» DO THIS
Only lines holding the string "that" are wanted; copy each one from the material.

------ AVAILABLE DATA

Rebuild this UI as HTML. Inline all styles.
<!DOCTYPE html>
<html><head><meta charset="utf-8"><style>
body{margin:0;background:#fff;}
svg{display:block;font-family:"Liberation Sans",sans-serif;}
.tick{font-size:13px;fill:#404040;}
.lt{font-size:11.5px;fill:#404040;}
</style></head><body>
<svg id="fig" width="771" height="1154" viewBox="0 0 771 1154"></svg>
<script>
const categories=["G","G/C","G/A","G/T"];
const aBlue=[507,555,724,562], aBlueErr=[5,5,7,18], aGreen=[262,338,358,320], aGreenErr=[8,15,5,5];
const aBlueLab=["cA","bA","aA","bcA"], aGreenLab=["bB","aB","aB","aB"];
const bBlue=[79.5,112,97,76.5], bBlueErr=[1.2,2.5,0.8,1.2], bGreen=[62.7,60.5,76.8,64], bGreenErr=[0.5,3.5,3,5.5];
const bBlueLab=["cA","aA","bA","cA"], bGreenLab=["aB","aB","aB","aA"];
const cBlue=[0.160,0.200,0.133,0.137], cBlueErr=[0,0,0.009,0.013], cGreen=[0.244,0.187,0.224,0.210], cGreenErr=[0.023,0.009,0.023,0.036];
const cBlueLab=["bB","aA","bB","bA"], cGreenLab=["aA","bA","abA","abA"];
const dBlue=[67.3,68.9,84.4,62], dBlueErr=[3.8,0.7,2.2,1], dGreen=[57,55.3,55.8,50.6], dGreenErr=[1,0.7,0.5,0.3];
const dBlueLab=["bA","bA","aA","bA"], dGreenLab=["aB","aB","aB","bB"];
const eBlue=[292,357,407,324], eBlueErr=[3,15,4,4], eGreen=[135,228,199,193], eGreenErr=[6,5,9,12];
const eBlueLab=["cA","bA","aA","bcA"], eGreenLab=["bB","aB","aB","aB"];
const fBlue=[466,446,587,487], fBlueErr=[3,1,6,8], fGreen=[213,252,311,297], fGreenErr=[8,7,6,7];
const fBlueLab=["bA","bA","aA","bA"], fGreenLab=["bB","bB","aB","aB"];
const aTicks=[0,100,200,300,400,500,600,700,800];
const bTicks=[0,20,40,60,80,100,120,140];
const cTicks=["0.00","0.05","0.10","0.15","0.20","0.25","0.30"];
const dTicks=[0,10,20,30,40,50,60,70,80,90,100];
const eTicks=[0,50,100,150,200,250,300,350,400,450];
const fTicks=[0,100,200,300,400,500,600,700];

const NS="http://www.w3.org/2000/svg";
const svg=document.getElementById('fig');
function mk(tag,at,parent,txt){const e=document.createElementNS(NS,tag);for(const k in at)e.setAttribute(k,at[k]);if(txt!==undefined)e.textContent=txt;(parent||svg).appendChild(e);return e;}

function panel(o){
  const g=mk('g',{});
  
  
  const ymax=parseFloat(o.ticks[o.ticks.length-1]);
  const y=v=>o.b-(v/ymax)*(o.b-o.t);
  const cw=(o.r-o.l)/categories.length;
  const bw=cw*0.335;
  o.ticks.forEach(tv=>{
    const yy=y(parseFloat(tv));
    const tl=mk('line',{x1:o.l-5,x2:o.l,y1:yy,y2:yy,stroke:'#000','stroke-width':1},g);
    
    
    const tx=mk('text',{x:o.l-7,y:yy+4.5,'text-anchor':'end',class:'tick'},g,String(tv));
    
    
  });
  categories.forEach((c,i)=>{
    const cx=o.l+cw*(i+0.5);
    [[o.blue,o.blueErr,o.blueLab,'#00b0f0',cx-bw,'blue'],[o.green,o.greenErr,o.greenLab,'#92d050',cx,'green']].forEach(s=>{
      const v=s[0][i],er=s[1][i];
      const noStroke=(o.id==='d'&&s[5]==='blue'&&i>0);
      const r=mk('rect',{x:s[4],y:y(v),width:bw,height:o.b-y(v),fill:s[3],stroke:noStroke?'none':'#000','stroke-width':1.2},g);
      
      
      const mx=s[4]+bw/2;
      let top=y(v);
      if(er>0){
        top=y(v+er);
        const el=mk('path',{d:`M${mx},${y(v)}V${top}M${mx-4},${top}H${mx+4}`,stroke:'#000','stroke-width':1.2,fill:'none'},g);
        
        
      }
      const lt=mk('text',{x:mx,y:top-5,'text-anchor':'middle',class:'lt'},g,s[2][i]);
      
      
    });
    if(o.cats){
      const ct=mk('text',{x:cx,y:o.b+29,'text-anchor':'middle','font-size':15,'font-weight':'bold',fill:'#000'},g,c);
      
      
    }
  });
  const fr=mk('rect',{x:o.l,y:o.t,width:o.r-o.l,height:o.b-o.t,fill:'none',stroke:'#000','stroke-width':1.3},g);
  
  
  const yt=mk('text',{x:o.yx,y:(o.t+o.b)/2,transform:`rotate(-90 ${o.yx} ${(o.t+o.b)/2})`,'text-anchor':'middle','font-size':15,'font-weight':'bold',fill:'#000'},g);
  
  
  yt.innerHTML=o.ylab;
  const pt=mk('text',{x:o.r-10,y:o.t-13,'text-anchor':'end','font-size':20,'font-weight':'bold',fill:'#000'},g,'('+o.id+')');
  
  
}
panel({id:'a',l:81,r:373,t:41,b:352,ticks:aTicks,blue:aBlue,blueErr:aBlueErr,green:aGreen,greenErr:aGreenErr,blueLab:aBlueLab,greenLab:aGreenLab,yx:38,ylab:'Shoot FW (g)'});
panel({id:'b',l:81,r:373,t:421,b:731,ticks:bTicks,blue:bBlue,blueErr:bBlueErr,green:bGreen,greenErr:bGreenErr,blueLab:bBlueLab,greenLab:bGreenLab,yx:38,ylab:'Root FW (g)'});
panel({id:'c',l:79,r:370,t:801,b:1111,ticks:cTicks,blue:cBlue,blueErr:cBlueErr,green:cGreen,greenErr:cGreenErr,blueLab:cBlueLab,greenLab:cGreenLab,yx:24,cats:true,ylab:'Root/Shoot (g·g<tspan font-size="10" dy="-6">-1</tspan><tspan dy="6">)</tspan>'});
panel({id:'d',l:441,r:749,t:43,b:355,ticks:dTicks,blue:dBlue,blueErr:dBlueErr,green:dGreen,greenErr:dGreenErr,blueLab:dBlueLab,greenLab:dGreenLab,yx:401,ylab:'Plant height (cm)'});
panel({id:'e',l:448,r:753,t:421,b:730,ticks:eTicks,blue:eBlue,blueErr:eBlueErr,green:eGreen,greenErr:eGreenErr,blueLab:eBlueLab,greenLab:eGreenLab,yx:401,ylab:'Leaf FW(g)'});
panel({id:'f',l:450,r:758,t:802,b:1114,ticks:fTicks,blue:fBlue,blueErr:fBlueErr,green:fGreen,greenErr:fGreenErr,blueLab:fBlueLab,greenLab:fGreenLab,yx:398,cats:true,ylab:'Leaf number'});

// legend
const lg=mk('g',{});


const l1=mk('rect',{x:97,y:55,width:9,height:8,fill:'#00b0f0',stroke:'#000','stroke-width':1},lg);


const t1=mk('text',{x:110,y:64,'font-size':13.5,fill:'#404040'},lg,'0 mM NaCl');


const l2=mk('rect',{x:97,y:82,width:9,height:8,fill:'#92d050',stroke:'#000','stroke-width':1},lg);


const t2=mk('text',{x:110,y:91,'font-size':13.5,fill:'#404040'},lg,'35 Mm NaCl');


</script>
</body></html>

------------
------ AVAILABLE DATA

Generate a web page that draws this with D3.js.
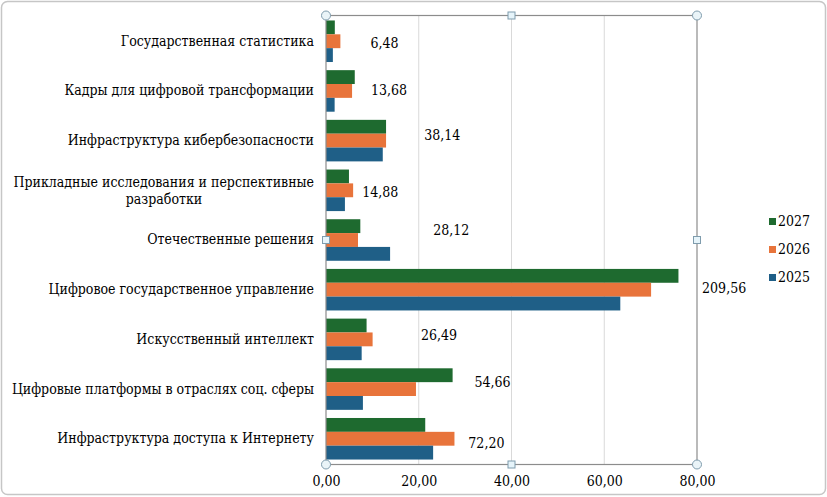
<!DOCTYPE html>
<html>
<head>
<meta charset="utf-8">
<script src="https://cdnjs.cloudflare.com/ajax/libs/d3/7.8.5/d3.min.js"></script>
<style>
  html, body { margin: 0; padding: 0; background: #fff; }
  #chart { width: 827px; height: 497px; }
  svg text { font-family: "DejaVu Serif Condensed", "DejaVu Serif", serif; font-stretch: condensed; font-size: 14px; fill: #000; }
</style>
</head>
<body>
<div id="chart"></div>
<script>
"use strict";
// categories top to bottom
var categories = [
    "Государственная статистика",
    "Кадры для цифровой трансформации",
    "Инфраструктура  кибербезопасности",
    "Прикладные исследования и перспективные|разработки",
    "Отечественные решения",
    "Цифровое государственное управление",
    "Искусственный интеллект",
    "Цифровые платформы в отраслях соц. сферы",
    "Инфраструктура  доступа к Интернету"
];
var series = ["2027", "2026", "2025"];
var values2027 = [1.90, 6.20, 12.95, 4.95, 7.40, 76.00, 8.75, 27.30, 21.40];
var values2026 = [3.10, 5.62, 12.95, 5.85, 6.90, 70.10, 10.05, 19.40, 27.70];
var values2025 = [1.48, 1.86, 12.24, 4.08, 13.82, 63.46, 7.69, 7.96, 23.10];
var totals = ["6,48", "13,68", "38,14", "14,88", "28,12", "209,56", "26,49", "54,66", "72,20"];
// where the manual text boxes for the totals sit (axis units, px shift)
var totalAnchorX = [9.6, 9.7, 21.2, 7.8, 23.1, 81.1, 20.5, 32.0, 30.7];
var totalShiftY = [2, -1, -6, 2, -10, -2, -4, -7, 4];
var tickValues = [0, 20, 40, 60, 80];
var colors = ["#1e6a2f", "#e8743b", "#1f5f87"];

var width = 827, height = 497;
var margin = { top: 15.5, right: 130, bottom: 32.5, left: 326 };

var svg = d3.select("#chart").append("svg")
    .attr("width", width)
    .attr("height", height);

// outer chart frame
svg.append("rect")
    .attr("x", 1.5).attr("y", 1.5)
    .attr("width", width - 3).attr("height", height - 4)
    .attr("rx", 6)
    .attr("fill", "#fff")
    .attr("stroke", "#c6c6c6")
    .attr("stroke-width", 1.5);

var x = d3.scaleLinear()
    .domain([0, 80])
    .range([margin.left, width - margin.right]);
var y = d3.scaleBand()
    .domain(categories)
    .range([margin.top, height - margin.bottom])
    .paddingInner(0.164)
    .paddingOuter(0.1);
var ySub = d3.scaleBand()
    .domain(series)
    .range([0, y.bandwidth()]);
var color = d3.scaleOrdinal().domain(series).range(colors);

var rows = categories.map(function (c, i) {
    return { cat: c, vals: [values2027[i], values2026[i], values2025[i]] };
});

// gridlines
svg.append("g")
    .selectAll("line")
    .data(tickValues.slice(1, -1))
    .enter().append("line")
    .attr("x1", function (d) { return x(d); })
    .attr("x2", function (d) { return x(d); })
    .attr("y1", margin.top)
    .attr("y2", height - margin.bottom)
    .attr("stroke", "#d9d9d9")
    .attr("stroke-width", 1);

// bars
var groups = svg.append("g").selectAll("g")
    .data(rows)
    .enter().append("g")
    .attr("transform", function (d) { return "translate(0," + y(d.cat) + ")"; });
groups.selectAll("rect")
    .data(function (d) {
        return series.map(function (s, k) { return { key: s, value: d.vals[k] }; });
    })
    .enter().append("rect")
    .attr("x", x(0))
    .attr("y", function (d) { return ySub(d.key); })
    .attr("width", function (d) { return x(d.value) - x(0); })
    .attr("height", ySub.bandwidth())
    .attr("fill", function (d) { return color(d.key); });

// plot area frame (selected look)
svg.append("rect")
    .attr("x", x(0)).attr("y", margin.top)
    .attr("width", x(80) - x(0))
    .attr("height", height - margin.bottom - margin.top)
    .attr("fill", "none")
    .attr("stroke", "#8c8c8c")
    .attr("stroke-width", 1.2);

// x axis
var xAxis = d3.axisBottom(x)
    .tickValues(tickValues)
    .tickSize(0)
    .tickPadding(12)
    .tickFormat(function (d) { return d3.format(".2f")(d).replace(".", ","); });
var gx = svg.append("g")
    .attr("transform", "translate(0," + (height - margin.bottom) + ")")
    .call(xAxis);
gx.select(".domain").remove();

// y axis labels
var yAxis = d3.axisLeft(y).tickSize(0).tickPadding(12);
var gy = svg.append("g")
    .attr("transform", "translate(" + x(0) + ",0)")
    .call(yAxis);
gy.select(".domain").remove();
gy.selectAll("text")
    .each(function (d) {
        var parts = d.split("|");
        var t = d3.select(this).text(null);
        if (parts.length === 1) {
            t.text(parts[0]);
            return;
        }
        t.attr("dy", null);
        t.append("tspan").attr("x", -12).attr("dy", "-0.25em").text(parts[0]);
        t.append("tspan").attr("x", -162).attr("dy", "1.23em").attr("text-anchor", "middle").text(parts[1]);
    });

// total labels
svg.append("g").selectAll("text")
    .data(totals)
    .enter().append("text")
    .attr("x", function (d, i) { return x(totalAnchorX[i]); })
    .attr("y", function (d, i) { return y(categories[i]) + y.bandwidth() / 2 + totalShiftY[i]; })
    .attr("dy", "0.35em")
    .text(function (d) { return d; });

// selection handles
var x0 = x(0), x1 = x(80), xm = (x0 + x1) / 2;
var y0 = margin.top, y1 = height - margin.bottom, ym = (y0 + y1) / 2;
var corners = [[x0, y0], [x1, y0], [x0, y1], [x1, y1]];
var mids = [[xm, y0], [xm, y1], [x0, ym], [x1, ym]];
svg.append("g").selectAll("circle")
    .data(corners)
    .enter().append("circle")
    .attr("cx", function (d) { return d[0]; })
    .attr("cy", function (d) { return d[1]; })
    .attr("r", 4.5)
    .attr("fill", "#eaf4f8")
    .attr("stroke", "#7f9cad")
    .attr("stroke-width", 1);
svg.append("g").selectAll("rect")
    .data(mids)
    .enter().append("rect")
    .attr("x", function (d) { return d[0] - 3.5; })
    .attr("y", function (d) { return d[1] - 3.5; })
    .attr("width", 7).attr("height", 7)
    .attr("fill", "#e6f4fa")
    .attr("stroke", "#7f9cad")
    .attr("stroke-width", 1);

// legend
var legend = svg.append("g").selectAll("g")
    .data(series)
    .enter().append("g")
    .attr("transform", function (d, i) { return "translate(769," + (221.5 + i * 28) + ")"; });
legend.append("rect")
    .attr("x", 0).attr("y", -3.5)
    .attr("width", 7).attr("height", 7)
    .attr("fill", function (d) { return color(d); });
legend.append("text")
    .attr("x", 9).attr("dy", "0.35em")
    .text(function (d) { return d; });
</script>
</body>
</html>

------------
------ AVAILABLE DATA

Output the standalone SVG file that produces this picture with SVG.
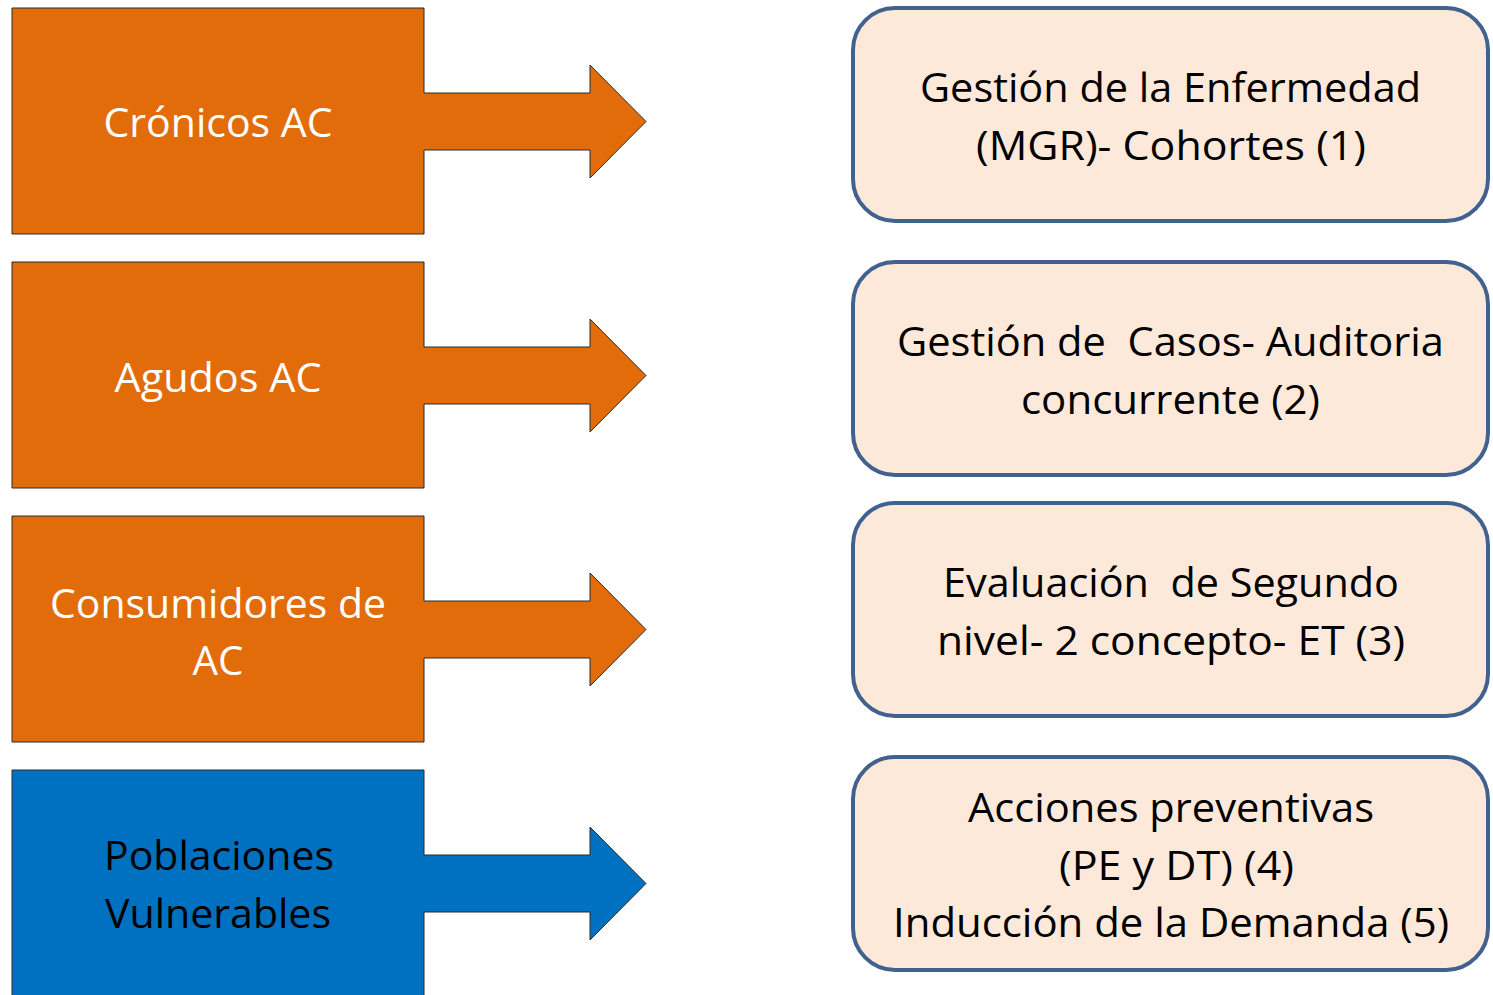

------------

» OUTPUT OF THE EXERCISE
Generate a web page that draws this with D3.js.
Output the standalone SVG file that produces this picture with SVG.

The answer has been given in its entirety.